◆ THE REQUEST ◆
Print exactly the lines from the first one down to the line containing "15, 20, 30, 35, 40, 50, 60, 66.8, 67.1, 67.1]", both ends included, with no pictures and nothing else.
-=-=-
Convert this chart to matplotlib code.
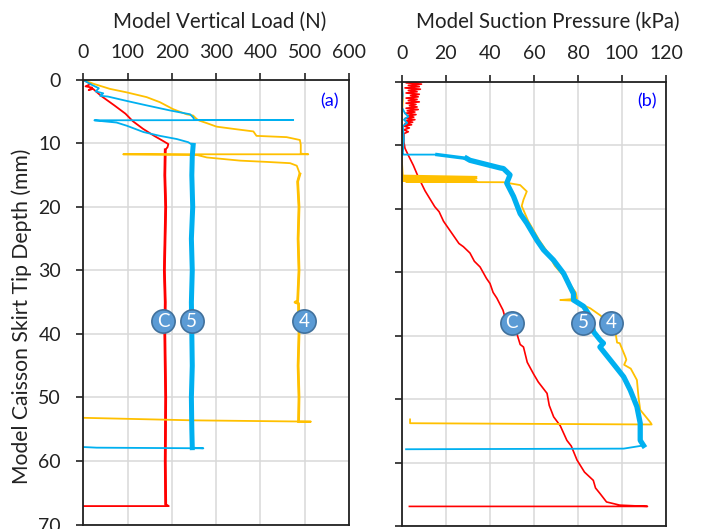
import numpy as np
import matplotlib.pyplot as plt

plt.rcParams['font.family'] = ['Lato', 'DejaVu Sans']

# panel (a): vertical load (N) against skirt tip depth (mm)
load_c = [0, 8, 18, 5, 20, 12, 22, 40, 70, 95, 112, 135, 160, 180, 192, 190, 185,
          184, 186, 183, 185, 184, 186, 185, 186, 193, 0]
depth_c = [0, 0.3, 0.6, 1.0, 1.2, 1.6, 1.4, 2.5, 4.0, 5.3, 6.5, 7.7, 8.8, 9.6, 10.1, 10.6, 11.0,
           15, 20, 30, 35, 40, 50, 60, 66.8, 67.1, 67.1]

load_5 = [0, 20, 35, 28, 45, 38, 55, 98, 143, 196, 241, 248, 251, 474, 25, 45, 75, 98, 136,
          173, 211, 237, 248, 246, 245, 247, 244, 246, 244, 245, 246, 244, 245, 246, 271, 30, 0]
depth_5 = [0, 0.8, 1.3, 1.8, 2.1, 2.5, 2.6, 3.3, 4.0, 4.8, 5.4, 5.9, 6.3, 6.3, 6.35, 6.5, 6.7,
           7.2, 8.2, 8.8, 9.3, 9.8, 10.3, 12, 15, 20, 25, 30, 35, 40, 45, 50, 55, 57.9, 58.0, 57.9, 57.8]

load_4 = [0, 23, 60, 98, 143, 173, 203, 233, 248, 256, 262, 279, 301, 339, 384, 391, 459, 489,
          491, 491, 508, 90, 256, 279, 354, 414, 467, 482, 489, 484, 487, 485, 487, 484, 478, 486,
          487, 485, 487, 486, 514, 250, 0]
depth_4 = [0, 0.6, 1.4, 1.95, 2.7, 3.5, 4.6, 5.4, 5.6, 6.15, 6.4, 6.8, 7.35, 7.7, 8.1, 8.8, 9.0,
           9.45, 10.2, 11.6, 11.7, 11.7, 11.8, 12.2, 12.7, 12.9, 13.1, 13.5, 14.8, 16, 20, 25, 30,
           34.8, 35.0, 35.2, 40, 45, 50, 53.8, 53.8, 53.6, 53.2]

# panel (b): suction pressure (kPa) against skirt tip depth (mm)
suction_c = [10, 2, 9, 3, 8, 1.5, 8.5, 3, 7, 2, 8, 4, 7.5, 2, 7, 3, 8, 2, 6.5, 3.5, 7, 2, 7.5,
             2.5, 6, 1.5, 6.5, 3, 5.5, 1.5, 6, 2, 5, 1.5, 4.5, 1, 3.5, 1, 3, 1, 1, 1.5, 3,
             5.3, 7.5, 10.6, 15, 17, 19, 22, 24, 26, 28, 31, 33, 35.6, 38.5, 40.1, 41.5, 43.2,
             46, 48, 50.8, 52.3, 53.8, 55.3, 57, 59.8, 62, 64, 66, 67, 69, 72, 75, 77, 79.6,
             83, 87, 88, 90.1, 93, 99, 111.6, 3.5]
depth_c_b = [0, 0.2, 0.4, 0.6, 0.8, 1.0, 1.2, 1.4, 1.6, 1.8, 2.0, 2.2, 2.4, 2.6, 2.8, 3.0, 3.2,
             3.4, 3.6, 3.8, 4.0, 4.2, 4.4, 4.6, 4.8, 5.0, 5.2, 5.4, 5.6, 5.8, 6.0, 6.2, 6.4,
             6.6, 6.8, 7.0, 7.3, 7.6, 7.9, 8.2, 9.5, 10.5, 11.6, 13.2, 15.0, 17.2, 19.7, 20.5,
             22, 23.5, 24.5, 25.5, 26, 27, 28.3, 29.2, 31, 31.8, 33.2, 34.1, 36, 38.5, 39.5,
             39.7, 41.4, 41.8, 44.2, 46, 47.3, 48.2, 49.1, 51.0, 52.8, 54.2, 56.5, 57.4, 59.6,
             61.5, 62.8, 64.0, 64.9, 66.2, 66.7, 66.9, 66.9]

suction_5 = [0, 0.5, 0, 1.5, 3, 1, 2.5, 0.5, 1, 0.5, 0.5, 16, 29.5, 31, 44.7, 46.2, 49.2, 47.7,
             50.8, 53.8, 56.8, 61.4, 64.4, 68.9, 73.5, 78, 78, 82.6, 85.6, 87.1, 90.1, 91.6, 90,
             96, 100.8, 103.8, 106.8, 108.3, 108.3, 109.8, 100.8, 2]
depth_5_b = [0, 2, 4, 5, 5.5, 6, 6.5, 7, 9, 11.3, 11.5, 11.5, 12.1, 12.4, 13.6, 13.7, 14.7, 16.0,
             18.1, 20.8, 22.3, 25.0, 26.5, 28.1, 30.2, 33.4, 34.4, 35.4, 37.0, 39.4, 40.7, 41.2,
             41.8, 44.4, 46.5, 48.6, 51.2, 53.8, 56.5, 57.3, 57.8, 57.9]

suction_4 = [0, 0.5, 0, 0.5, 0, 0.5, 34, 0, 34, 0, 33, 0, 34, 2, 46.2, 53.8, 56.8, 55.3, 54.5,
             57.5, 62.5, 65.5, 69.5, 74.5, 79, 79.6, 72, 78, 85.6, 90.1, 94, 97, 97.8, 99, 101.5,
             102, 101, 104, 106.8, 107.5, 108.3, 113, 113.5, 3.8, 3.8]
depth_4_b = [0, 3, 6, 10, 12, 14.8, 15.0, 15.1, 15.25, 15.35, 15.5, 15.6, 15.7, 15.8, 15.85,
             16.3, 17.3, 18.6, 19.6, 22.0, 25.0, 26.5, 29.0, 31.0, 33.2, 34.2, 34.4, 34.5, 35.7,
             36.8, 38, 39.4, 41.1, 41.2, 43.3, 43.8, 44.6, 45.2, 47.0, 49.6, 51.7, 53.7, 54.0,
             53.8, 53.2]

# test labels placed on the curves
tags = ['C', '5', '4']
tag_load = [180, 245, 499]
tag_suction = [50, 82.3, 95]
tag_depth = 38

RED = '#FF0000'
BLUE = '#00B0F0'
GOLD = '#FFC000'
TAGFILL = '#5B9BD5'
TAGEDGE = '#41719C'
FS = 14

fig = plt.figure(figsize=(7.02, 5.29), dpi=100)
ax1 = fig.add_axes([0.1187, 0.0085, 0.3785, 0.8403])
ax2 = fig.add_axes([0.5722, 0.0055, 0.3765, 0.8403])


def style(ax, xmax, xstep, show_y):
    ax.set_xlim(0, xmax)
    ax.set_ylim(70, 0)
    ax.set_xticks(np.arange(0, xmax + 1, xstep))
    ax.set_yticks(np.arange(0, 71, 10))
    ax.xaxis.tick_top()
    ax.tick_params(axis='x', direction='out', length=5, width=1.2, pad=9,
                   labelsize=FS, colors='#222222')
    ax.tick_params(axis='y', direction='out', length=5, width=1.2, pad=11,
                   labelsize=FS, colors='#222222', labelleft=show_y)
    ax.grid(True, color='#D9D9D9', linewidth=1.1)
    ax.set_axisbelow(True)
    for sp in ax.spines.values():
        sp.set_linewidth(1.3)
        sp.set_color('#222222')


style(ax1, 600, 100, True)
style(ax2, 120, 20, False)

# panel (a)
ax1.plot(load_c, depth_c, color=RED, lw=1.3)
ax1.plot(load_c[16:25], depth_c[16:25], color=RED, lw=2.0)
ax1.plot(load_4, depth_4, color=GOLD, lw=1.3)
ax1.plot(load_4[28:40], depth_4[28:40], color=GOLD, lw=2.0)
ax1.plot(load_5, depth_5, color=BLUE, lw=1.3)
ax1.plot(load_5[22:34], depth_5[22:34], color=BLUE, lw=3.6)

# panel (b)
ax2.plot(suction_c, depth_c_b, color=RED, lw=1.2)
ax2.plot(suction_4, depth_4_b, color=GOLD, lw=1.3)
ax2.plot(suction_5, depth_5_b, color=BLUE, lw=1.3)
ax2.plot(suction_5[11:13], depth_5_b[11:13], color=BLUE, lw=2.5)
ax2.plot(suction_5[12:40], depth_5_b[12:40], color=BLUE, lw=3.8)

for ax, xs in ((ax1, tag_load), (ax2, tag_suction)):
    ax.scatter(xs, [tag_depth] * len(xs), s=280, color=TAGFILL, edgecolor=TAGEDGE,
               linewidth=1.2, zorder=5)
    for t, x in zip(tags, xs):
        ax.text(x, tag_depth, t, color='white', fontsize=13.5, ha='center', va='center',
                zorder=6)

ax1.text(555, 3.3, '(a)', color='#0000FF', fontsize=13, ha='center', va='center')
ax2.text(111.5, 3.1, '(b)', color='#0000FF', fontsize=13, ha='center', va='center')

fig.text(220 / 702, 1 - 22 / 529, 'Model Vertical Load (N)', fontsize=14.8,
         ha='center', va='center', color='#222222')
fig.text(548 / 702, 1 - 22 / 529, 'Model Suction Pressure (kPa)', fontsize=14.8,
         ha='center', va='center', color='#222222')
fig.text(21.7 / 702, 1 - 316 / 529, 'Model Caisson Skirt Tip Depth (mm)', fontsize=15.2,
         rotation=90, ha='center', va='center', color='#222222')

fig.savefig('out.png', dpi=100)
-=-=-
◆ FULL SOLUTION ◆
Convert this chart to matplotlib code.
import numpy as np
import matplotlib.pyplot as plt

plt.rcParams['font.family'] = ['Lato', 'DejaVu Sans']

# panel (a): vertical load (N) against skirt tip depth (mm)
load_c = [0, 8, 18, 5, 20, 12, 22, 40, 70, 95, 112, 135, 160, 180, 192, 190, 185,
          184, 186, 183, 185, 184, 186, 185, 186, 193, 0]
depth_c = [0, 0.3, 0.6, 1.0, 1.2, 1.6, 1.4, 2.5, 4.0, 5.3, 6.5, 7.7, 8.8, 9.6, 10.1, 10.6, 11.0,
           15, 20, 30, 35, 40, 50, 60, 66.8, 67.1, 67.1]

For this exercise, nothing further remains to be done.